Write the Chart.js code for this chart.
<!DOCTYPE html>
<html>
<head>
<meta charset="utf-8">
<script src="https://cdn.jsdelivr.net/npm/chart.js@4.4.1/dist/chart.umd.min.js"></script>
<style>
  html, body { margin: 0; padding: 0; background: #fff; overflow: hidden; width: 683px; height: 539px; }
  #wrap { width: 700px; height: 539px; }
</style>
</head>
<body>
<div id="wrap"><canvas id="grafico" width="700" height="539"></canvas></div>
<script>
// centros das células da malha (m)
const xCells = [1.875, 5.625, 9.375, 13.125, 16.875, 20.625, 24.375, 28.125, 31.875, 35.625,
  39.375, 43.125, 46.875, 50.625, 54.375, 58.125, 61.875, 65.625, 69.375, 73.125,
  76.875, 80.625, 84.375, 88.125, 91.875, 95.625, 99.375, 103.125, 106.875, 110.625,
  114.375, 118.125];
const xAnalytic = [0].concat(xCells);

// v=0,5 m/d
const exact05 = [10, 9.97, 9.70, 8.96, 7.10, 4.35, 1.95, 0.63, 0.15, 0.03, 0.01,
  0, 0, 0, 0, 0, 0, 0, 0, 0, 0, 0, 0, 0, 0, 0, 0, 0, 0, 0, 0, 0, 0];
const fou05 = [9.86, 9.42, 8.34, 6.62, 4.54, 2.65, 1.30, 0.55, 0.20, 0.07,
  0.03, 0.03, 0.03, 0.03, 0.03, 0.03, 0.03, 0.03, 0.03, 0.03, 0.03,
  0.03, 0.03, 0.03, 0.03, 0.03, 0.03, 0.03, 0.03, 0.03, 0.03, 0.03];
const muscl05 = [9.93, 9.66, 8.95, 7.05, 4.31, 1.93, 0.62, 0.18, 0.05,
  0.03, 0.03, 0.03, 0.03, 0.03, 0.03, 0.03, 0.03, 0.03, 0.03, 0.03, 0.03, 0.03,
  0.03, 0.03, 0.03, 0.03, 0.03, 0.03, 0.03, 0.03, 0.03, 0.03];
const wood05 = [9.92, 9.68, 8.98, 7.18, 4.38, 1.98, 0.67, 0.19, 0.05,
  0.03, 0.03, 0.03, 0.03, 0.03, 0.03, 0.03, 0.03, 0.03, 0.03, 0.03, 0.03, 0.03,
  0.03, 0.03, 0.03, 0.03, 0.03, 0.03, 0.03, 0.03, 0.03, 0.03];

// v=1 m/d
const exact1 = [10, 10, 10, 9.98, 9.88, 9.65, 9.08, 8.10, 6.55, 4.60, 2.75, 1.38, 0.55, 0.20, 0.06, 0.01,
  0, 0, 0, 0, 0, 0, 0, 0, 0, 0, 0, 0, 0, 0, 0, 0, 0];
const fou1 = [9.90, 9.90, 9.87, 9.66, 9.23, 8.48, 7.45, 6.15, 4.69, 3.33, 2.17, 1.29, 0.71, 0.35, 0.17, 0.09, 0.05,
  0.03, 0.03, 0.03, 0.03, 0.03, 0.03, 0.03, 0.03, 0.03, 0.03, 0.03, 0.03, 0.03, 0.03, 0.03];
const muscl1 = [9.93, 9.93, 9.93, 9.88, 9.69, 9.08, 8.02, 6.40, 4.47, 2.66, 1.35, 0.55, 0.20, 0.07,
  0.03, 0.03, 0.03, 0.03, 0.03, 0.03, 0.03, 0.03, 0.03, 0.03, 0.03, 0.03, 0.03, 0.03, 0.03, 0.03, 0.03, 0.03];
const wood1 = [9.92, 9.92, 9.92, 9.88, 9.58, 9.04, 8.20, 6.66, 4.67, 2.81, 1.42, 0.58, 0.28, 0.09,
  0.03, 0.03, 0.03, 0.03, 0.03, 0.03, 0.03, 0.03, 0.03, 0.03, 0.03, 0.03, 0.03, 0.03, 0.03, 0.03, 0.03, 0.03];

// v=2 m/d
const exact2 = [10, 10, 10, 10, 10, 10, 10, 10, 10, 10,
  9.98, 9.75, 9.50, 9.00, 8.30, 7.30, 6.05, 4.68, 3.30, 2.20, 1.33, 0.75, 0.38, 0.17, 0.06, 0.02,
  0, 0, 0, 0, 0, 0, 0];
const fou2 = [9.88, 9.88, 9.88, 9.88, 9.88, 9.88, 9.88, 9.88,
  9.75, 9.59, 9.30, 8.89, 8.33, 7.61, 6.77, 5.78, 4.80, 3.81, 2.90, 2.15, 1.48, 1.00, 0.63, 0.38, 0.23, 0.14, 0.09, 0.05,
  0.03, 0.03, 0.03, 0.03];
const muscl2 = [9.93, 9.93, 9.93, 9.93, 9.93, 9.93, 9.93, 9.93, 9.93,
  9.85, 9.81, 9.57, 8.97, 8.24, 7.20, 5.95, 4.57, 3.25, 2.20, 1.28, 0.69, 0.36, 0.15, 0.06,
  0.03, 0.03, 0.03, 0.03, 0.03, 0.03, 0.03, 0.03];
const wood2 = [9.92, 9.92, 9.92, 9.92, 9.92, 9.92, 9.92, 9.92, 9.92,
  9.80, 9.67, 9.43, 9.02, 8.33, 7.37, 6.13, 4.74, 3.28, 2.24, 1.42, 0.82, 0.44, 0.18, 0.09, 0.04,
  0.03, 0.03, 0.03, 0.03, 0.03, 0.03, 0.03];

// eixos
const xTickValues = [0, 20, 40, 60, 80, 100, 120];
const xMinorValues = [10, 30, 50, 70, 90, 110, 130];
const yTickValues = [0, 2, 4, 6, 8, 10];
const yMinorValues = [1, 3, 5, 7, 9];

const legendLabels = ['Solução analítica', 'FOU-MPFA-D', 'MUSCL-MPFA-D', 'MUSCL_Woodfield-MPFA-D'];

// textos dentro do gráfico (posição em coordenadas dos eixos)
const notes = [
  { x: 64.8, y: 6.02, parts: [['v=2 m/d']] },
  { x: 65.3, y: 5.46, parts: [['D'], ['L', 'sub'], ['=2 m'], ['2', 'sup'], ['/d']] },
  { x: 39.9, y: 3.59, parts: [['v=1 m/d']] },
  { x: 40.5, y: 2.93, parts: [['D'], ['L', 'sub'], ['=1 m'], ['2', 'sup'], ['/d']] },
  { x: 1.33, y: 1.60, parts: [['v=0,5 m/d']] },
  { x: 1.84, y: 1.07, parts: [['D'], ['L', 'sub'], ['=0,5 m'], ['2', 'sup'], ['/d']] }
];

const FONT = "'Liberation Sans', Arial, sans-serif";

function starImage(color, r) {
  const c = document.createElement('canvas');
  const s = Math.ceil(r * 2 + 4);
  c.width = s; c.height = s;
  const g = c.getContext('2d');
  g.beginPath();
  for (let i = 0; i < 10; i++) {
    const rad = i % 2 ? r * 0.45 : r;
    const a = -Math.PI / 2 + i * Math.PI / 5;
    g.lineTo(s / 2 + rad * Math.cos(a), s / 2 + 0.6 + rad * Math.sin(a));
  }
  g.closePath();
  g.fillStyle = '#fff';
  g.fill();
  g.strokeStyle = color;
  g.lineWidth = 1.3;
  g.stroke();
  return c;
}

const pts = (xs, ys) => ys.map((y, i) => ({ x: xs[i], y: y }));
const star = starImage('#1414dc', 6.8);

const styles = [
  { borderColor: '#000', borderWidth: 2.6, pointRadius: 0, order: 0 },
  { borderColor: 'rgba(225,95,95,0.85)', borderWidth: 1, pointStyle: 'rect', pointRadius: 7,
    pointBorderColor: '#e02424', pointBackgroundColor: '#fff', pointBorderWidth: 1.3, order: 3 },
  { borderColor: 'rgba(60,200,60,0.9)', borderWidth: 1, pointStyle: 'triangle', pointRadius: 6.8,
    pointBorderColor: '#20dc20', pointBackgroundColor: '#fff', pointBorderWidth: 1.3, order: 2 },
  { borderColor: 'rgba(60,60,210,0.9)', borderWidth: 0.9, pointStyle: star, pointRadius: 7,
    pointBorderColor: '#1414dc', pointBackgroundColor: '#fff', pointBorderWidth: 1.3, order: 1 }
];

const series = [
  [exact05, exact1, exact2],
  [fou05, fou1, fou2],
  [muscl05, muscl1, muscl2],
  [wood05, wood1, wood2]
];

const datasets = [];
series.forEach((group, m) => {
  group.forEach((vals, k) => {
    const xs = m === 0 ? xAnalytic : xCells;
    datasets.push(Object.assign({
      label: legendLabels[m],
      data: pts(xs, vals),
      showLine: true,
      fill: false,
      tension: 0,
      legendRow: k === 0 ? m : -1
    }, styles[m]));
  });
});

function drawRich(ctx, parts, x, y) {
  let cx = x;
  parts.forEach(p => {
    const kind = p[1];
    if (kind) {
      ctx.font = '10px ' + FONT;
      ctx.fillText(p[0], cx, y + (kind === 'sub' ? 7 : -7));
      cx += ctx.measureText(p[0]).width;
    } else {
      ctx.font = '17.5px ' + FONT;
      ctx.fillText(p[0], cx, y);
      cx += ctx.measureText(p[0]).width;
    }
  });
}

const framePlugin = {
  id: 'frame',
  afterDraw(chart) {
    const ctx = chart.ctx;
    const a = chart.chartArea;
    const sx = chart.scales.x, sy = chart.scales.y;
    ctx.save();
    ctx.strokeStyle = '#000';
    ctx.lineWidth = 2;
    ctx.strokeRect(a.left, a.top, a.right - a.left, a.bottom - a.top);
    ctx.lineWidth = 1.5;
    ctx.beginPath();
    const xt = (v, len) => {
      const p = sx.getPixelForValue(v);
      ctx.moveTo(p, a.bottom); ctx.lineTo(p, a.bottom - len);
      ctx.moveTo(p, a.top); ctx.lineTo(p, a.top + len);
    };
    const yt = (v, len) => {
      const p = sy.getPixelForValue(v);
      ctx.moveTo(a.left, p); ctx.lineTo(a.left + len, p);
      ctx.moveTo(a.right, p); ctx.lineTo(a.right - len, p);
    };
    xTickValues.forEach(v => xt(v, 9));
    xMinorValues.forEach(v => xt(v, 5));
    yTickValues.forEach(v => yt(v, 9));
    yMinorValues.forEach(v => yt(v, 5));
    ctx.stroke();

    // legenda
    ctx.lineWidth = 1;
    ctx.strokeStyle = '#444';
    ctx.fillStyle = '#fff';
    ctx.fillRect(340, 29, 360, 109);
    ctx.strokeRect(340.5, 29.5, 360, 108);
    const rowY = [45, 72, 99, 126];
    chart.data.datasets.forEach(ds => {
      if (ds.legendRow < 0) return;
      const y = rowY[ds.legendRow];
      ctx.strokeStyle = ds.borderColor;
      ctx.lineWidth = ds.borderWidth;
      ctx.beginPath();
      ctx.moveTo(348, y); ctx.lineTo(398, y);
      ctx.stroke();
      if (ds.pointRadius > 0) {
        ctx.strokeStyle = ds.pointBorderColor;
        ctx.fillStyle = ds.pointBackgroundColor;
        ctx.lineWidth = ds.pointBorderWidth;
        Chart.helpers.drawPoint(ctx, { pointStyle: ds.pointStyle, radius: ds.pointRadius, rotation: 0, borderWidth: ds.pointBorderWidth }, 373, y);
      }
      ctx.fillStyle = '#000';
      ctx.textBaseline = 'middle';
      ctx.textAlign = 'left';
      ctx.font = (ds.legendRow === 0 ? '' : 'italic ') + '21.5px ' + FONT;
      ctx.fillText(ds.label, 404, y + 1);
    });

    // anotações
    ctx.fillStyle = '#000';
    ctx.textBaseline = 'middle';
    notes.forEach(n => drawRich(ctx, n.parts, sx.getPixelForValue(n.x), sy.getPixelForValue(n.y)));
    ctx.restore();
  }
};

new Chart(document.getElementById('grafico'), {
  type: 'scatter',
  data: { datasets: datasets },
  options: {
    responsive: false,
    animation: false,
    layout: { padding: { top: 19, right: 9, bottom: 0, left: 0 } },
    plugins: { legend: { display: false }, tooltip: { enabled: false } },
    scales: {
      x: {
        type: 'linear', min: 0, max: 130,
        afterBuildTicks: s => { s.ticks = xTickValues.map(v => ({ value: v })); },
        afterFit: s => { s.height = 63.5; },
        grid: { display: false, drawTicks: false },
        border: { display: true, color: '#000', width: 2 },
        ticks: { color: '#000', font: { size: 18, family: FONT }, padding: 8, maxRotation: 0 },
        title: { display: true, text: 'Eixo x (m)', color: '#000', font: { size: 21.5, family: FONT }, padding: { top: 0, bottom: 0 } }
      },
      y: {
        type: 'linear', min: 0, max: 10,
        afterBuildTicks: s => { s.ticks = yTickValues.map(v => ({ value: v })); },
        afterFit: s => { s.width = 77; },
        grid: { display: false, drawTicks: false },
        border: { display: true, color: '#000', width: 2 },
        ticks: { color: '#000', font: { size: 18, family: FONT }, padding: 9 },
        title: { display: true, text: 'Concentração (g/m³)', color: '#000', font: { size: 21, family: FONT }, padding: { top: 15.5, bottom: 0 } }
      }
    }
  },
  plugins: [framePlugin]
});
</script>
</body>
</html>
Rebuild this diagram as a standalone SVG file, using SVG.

### Stated exercise
Where a line of the records above holds the word "this", copy that line.

### Answer in full
Write the Chart.js code for this chart.
Rebuild this diagram as a standalone SVG file, using SVG.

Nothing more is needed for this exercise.